Will you quote precisely the lines that run from the top of the material below to the line containing "import plotly.graph_objects as go", both ends included?

[BEGIN Stored records]

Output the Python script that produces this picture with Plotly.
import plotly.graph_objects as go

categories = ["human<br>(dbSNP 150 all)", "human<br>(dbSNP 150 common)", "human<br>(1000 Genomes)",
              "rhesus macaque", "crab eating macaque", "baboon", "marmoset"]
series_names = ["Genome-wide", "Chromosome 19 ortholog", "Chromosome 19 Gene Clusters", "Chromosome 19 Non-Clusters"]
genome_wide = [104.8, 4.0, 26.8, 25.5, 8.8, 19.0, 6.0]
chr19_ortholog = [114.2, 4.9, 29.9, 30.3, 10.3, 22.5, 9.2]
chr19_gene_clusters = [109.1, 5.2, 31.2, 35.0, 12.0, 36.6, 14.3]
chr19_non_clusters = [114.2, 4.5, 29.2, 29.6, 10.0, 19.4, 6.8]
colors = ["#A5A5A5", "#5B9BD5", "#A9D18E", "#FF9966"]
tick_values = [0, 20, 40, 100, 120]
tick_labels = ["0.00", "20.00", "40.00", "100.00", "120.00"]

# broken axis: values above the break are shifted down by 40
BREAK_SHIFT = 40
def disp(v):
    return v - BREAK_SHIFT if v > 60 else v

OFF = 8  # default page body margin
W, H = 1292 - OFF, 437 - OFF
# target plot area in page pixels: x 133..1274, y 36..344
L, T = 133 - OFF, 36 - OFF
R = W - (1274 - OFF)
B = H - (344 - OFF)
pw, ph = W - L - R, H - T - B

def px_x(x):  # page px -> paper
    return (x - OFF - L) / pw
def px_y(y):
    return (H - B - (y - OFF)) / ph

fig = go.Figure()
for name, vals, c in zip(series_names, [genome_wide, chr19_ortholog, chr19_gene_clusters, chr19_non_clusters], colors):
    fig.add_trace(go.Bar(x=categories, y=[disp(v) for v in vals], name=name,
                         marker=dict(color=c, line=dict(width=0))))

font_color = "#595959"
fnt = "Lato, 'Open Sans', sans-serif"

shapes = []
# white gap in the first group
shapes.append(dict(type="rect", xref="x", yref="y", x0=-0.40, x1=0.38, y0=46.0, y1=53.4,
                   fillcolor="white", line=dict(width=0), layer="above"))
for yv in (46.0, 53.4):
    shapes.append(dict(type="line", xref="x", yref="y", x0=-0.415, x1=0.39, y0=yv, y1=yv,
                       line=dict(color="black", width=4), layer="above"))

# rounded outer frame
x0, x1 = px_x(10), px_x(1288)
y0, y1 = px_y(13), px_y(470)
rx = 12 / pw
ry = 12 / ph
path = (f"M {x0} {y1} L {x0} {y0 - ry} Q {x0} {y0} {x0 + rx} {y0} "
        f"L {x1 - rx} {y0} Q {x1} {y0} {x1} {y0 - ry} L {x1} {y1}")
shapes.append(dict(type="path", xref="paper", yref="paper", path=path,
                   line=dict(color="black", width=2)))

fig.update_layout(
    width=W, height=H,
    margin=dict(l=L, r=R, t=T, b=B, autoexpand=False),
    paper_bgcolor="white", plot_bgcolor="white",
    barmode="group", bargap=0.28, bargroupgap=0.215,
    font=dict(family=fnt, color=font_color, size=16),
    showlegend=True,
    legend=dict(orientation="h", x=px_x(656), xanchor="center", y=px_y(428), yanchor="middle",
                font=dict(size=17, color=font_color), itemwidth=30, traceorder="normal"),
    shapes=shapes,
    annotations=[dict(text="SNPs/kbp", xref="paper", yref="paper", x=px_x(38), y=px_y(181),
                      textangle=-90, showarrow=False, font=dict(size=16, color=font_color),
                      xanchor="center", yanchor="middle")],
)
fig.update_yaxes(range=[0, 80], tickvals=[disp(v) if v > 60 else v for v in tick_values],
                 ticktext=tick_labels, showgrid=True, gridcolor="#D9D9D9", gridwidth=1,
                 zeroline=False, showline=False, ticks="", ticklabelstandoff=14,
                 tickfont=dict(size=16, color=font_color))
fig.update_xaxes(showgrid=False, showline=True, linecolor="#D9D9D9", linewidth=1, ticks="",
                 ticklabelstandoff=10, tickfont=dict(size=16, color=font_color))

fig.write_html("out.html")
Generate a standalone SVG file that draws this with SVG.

[END Stored records]

◆ Written answer
Output the Python script that produces this picture with Plotly.
import plotly.graph_objects as go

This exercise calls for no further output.